Auf der Fahrt zurück zu den Mutterschiffen wird der Magen samt Frühstück nochmal ordentlich durchgeschüttelt. Wind und Welle bewegen nicht nur die vor Anker liegenden Schiffe sondern eben auch die Dinghis ganz ordentlich. Heute nochmal von Bord? Definitiv nicht vor Abend. Denn dann schlafen Wind und Welle erfahrungsgemäss immer wieder ein. Das geht hier fast jeden Tag so, mal mehr mal weniger und wir bewundern die kleinen Boote, die relativ weit aussen ankern und entsprechend kräftiger durchgeschaukelt werden.

Und da sitze ich so gemütlich in unserer Plicht und schaue den nickenden Booten zu, als ein kleiner grauer, auf den Wellen tanzender Punkt meine Aufmerksamkeit auf sich zieht. Der Skipper einer weit draussen ankernden schwedischen Yacht versucht, zu seinem Schiff zu kommen. Setzt etwas zu weit oben an, dreht merkwürdigerweise immer wieder den Bug seines Gummibootes gegen Wind und Welle. Was zur Folge hat, dass das relativ leichte Schlauchboot vorne ziemlich hochgeht. Das sieht gefährlich aus, aber irgendwie bekommt er das Gespann immer wieder in den Griff. So halbwegs. Ist das wirklich der Schwede? Ich bin mir nicht mehr so sicher bei der Richtung, die das Schlauchboot einschlägt. Dann ist es klar: das Ziel ist das schwedische Boot.

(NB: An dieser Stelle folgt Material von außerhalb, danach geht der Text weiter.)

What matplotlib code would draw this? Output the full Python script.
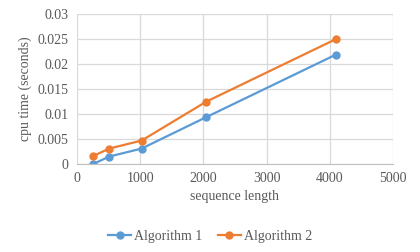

Das verfehlt er aber um mehrere Meter, kämpft sich erneut gegen Wind und Welle wieder heran, wird wieder abgetrieben.

Und justamente als ich den Käptn zur Hilfeleistung aktiviere, hebt sich das schwedische Schlauchboot kräftig in die Höhe – und kippt um! Mann und Motor sind im Wasser, unterm Schlauchboot. Wir geben Gas und ein etwas näher liegender anderer Nachbar hat das Drama auch mitbekommen, eilt ebenfalls zur Hilfe. Er ist schnelle dran und packt den völlig konfusen Schwedenmann am Kragen, hält ihn über Wasser. Werner hilft, ihn aus dem Wasser ins andere Schlauchboot zu ziehen. Ein weiterer Helfer fängt derweil das umgekippte Schlauchboot ein und mit vereinten Kräften wird es wieder umgedreht, Wasser läuft aus dem Aussenborder. Salzwasser, tödlich für unsere braven Zwei- und Viertaktgesellen.

Der Schwedenmann wird samt Dinghi erst einmal zu seinem Schiff gebracht. Lallend sitzt er auf dem Achterdeck und gesteht „ich bin wohl etwas betrunken“ . Die Sonnenbrille hängt von einem Brillenband gehalten auf halb-acht irgendwo um den Hals, das T-Shirt klebt am schmalen Körper und seine grösste Sorge gilt dem Dinghi. Unsere Sorge dagegen gilt ihm. Hoffentlich versucht er nicht, mit dem nicht einsatzfähigen Dinghi wieder an Land zu fahren, wo seine Frau irgendwann auf ihn wartet. Der niederländische Nachbar verspricht, die Frau abzuholen und unser Schwede verzieht sich glücklicherweise ins sichere Mittelcockpit seines Schiffes.

Etwas später dann nimmt sich ein 3-köpfiges deutsch-niederländisches Rettungsteam dem versalzten Aussenborder an. Mit vereinten Kräften gelingt es ihnen, den fast versenkten Aussenborder wieder zum Leben zu erwecken. Währenddessen schläft der Eigner seinen Schock oder was auch immer aus. Er sei immer noch nicht ganz von dieser Welt meint der niederländische Nachbar, der ihm ebenfalls zuHilfe geeilt ist.

Wir haben das schwedische Boot seit Curacao immer wieder einmal getroffen und sind schon lange der Meinung, dass der Skipper ein Alkoholproblem hat. Ob es da so gut ist, mit einem Segelboot unterwegs zu sein? Nicht immer werden aufmerksame Retter vor Ort sein. Und ohne die hätte das heute ganz anders ausgehen können. Wir mögen es uns nicht vorstellen.